~Not to pay a debt but to acknowlege it~



"These brighter Regions which salute mine eyes
A Gift from God I take:
The Earth, the Seas, the Light, the Lofty Skies,
The Sun and Stars are mine: if these I prize."




Friday, November 9, 2012

"What is Art... blah, blah, blah."


~Satan's Council~
Gustave Dore

We were naughty children… and Philip Dedrick seldom chided and mostly chuckled, as if he knew this was part of either growing up or being little creative devils. Chuck Ludeke sent anonymous letters to the Dean claiming P.D. was practicing voodoo (everyone knew who wrote them), he painted the Greek athlete figure orange (then spent countless hours scrapping it off), barricaded P.D.’s office with drawing benches, and masterfully created a ‘ready-made’ piece of art for a class- its story left P.D. rocking back and forth with peels of laughter. A psychology teacher entered the strangely dark lecture hall forcing him to feel about the myriad of switches to turn on the lights. Then he stood at the podium gazing at his fingers mysteriously blackened with charcoal and making whining noises, of which Bo-Bo did a perfect nasal impersonation. A charcoaled sheet of paper with slits had been taped over the light switches, which later Chuck retrieved (now streaked with finger marks) as his ‘ready-made’ art project.

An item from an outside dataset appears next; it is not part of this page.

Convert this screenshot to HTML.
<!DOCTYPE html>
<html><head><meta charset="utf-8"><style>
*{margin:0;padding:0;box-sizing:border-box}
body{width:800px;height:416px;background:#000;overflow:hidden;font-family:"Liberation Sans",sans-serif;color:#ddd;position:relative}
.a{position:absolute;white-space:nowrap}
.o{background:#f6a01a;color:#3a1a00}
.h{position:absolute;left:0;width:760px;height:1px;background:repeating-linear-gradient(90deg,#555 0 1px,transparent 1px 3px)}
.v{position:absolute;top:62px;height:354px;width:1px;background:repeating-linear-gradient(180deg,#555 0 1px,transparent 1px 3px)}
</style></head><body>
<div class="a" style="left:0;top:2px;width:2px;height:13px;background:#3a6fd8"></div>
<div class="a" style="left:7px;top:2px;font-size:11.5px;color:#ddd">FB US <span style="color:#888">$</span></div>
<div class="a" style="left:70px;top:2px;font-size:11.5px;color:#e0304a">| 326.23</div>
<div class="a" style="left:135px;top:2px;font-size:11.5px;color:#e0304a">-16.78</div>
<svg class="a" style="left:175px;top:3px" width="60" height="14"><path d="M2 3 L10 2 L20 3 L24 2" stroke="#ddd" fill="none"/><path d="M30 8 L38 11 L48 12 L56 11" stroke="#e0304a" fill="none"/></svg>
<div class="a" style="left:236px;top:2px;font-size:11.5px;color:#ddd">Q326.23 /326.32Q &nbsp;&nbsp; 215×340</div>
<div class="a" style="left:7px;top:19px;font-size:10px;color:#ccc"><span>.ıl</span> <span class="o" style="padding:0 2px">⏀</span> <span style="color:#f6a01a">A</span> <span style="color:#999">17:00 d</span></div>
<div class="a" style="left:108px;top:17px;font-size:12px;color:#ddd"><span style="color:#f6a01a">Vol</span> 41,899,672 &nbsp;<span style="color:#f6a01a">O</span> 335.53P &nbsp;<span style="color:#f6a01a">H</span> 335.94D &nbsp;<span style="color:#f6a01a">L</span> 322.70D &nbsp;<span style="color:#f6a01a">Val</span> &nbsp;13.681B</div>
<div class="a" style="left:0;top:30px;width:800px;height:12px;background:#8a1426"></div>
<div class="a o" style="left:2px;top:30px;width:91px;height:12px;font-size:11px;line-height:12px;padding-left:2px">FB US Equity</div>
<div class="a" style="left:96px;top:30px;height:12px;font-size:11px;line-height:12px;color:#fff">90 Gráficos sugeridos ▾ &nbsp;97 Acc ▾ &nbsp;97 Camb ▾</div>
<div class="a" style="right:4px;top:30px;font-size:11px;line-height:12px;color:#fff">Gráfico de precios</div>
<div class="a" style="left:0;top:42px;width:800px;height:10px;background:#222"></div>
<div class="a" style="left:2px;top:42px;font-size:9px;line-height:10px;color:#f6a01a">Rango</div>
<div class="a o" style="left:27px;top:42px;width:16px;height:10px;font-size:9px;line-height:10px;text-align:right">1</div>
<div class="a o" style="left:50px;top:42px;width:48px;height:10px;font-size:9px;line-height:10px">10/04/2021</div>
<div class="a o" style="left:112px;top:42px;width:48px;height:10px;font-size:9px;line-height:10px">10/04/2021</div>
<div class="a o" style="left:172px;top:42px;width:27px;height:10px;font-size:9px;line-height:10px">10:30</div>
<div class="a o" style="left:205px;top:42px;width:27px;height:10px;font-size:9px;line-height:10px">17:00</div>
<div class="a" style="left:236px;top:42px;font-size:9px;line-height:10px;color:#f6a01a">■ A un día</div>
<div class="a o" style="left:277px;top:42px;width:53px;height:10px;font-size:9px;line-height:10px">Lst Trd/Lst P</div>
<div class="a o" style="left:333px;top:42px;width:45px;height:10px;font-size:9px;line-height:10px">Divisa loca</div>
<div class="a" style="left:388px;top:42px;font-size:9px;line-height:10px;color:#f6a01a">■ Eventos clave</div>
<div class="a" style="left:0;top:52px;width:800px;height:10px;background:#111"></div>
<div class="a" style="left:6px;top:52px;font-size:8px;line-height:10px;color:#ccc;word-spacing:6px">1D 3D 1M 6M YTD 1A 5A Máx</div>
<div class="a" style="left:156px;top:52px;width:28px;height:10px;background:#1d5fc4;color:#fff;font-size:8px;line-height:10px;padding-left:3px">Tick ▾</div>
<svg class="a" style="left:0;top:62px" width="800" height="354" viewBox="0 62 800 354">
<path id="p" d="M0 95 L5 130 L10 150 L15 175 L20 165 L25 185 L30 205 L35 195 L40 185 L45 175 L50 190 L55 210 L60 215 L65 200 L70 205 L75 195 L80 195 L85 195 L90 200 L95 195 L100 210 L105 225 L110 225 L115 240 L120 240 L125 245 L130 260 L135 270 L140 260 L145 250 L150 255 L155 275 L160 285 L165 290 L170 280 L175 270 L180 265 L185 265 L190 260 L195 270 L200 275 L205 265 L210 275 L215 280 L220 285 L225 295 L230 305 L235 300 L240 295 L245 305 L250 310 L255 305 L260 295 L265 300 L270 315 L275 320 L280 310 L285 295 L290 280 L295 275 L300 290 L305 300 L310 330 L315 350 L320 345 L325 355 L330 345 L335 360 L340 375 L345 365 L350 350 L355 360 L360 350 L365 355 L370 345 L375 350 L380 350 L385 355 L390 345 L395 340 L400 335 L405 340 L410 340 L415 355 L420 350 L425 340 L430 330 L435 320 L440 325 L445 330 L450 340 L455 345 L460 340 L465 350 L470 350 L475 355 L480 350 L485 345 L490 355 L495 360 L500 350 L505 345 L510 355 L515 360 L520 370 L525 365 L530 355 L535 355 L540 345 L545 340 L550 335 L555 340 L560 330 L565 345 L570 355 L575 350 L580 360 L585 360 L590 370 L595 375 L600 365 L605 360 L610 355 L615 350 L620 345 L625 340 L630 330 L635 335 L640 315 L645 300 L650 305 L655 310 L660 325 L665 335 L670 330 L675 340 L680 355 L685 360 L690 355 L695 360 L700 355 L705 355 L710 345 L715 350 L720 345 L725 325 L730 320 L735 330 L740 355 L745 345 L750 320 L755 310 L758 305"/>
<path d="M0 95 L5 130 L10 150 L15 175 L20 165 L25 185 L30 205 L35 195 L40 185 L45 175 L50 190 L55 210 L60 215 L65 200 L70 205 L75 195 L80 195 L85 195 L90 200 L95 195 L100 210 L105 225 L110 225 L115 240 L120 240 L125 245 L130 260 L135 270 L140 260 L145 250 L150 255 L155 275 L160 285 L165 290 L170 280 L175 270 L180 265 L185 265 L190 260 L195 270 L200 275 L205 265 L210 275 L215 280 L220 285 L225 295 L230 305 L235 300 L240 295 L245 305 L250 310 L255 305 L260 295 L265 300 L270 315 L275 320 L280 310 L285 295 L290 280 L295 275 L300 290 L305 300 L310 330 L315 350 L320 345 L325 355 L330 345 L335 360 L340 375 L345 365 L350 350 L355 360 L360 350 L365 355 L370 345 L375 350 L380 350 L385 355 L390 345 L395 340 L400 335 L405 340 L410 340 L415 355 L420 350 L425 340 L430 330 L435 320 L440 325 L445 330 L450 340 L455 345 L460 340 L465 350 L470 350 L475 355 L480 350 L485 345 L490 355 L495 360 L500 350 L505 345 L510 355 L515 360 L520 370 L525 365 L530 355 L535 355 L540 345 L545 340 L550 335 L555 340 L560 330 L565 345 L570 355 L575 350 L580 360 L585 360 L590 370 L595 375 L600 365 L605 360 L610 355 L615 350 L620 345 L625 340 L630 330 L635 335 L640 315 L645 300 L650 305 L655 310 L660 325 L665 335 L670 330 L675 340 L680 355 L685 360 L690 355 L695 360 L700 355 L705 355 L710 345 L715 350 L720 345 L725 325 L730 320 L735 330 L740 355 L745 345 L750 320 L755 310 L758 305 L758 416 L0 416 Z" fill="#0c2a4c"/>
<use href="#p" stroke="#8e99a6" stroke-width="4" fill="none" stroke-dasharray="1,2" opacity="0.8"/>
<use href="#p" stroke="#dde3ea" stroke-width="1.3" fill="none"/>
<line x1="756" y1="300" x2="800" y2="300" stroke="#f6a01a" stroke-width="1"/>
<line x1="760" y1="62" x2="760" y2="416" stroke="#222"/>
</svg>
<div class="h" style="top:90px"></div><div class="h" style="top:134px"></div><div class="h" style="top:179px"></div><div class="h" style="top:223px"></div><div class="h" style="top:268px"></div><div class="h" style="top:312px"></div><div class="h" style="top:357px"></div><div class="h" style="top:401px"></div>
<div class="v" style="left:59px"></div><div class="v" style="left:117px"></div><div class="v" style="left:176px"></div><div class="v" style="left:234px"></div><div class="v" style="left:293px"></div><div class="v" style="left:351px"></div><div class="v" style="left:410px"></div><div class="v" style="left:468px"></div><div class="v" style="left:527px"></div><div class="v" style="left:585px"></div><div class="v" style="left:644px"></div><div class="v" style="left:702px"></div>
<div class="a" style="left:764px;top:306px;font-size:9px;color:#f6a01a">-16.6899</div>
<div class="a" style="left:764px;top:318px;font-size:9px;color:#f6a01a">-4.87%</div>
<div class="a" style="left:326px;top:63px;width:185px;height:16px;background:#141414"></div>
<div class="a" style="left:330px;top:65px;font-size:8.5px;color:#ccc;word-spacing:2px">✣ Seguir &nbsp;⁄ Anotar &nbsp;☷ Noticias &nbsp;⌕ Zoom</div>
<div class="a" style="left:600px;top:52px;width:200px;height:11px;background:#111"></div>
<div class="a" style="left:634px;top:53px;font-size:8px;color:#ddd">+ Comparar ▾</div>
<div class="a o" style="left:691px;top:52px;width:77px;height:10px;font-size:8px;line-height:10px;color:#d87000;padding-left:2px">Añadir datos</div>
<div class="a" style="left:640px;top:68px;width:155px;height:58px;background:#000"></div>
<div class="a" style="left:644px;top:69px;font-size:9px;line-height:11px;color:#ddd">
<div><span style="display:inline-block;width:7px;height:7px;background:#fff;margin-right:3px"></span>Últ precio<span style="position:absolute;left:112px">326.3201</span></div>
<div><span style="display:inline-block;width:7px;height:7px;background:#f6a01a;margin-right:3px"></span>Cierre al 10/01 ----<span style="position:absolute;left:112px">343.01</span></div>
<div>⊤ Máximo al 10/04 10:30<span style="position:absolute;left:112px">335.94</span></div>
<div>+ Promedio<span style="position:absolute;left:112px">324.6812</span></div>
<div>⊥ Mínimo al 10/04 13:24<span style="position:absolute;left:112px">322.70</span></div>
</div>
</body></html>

We were required in our senior year to take ‘Aesthetics Class’; imagine a room filled with know it all art majors and a philosophy teacher who hadn’t taught the course before. The man loved to illustrate on the black board.



We stole his chalk.

He would turn from the black board after pathetically using his fingertip dipped in chalk dust just in time to witness a flock of paper airplanes gliding softly down from either side of the room as we gazed forward with innocent, sweet cherubim (we learned the word in art history) faces. We'd create ‘divine-corpses’ (I believe that P.D. said it was a concept of the Da-Da art period)- paper was folded into quarters and someone would first draw a head, then another the body, then thighs, and finally shins & feet. Unfolded the results were rude and hysterically funny which caused bursts of laughter- the teacher thought we were reacting to him and took heated umbrage. Taking off my socks I’d do a puppet show for Rama seated at my side. She’d hiss, “You bad boy!” and hit me. I would pretend sneeze then grab her sari to wipe my nose and get hit again. When asked a question by the teacher I tried to answer while (unbeknownst to him) Ellen on my opposite side had pulled my leg in her lap and was freely running fingers along its length. I had tears in my eyes, grimacing with restrained laughter, and the long suffering teacher grew furious with my sputtering response.

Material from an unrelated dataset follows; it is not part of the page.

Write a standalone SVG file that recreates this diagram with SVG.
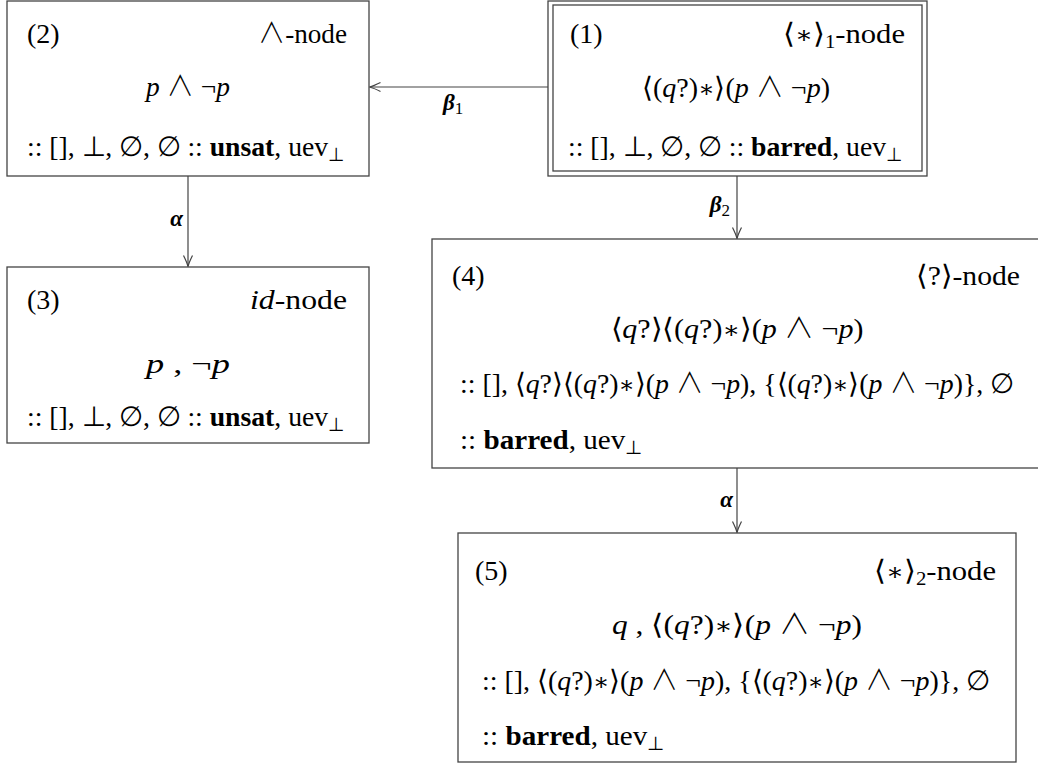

The text book for the class was authored by someone named Cunningham, and we forever took issue with its concept of art VS craft and just what was art. Its basic concept: ART had to be perceived in order to be ART. Then one glorious afternoon Gretchen asked in her southern belle twang of a voice, “But what about Beethoven’s 9th? Wasn’t he deaf when he wrote it?” It is perhaps inappropriate to say, but watching a PHD completely shatter as his philosophical rug is pulled out beneath him is a beautiful thing.

The day of The Final arrived to find every inch of the wall length black board covered with nonsensical and riotously funny diagrams, much like a deranged family tree, which connected Socrates to Plato to Sarte to rutabagas to parsnips, etc. Another Ludeke creation. The majority of us shrugged off our barely passing grade. Mr. Dedrick tisked that we nearly destroyed the philosophy teacher who swore never to teach that class again, the "poor man," he added with a sweet cherubim face.

“Making art now means working in the face of uncertainty; it means living with doubt and contradiction, doing something no one much cares whether you do, and for which there may be neither audience or Reward.”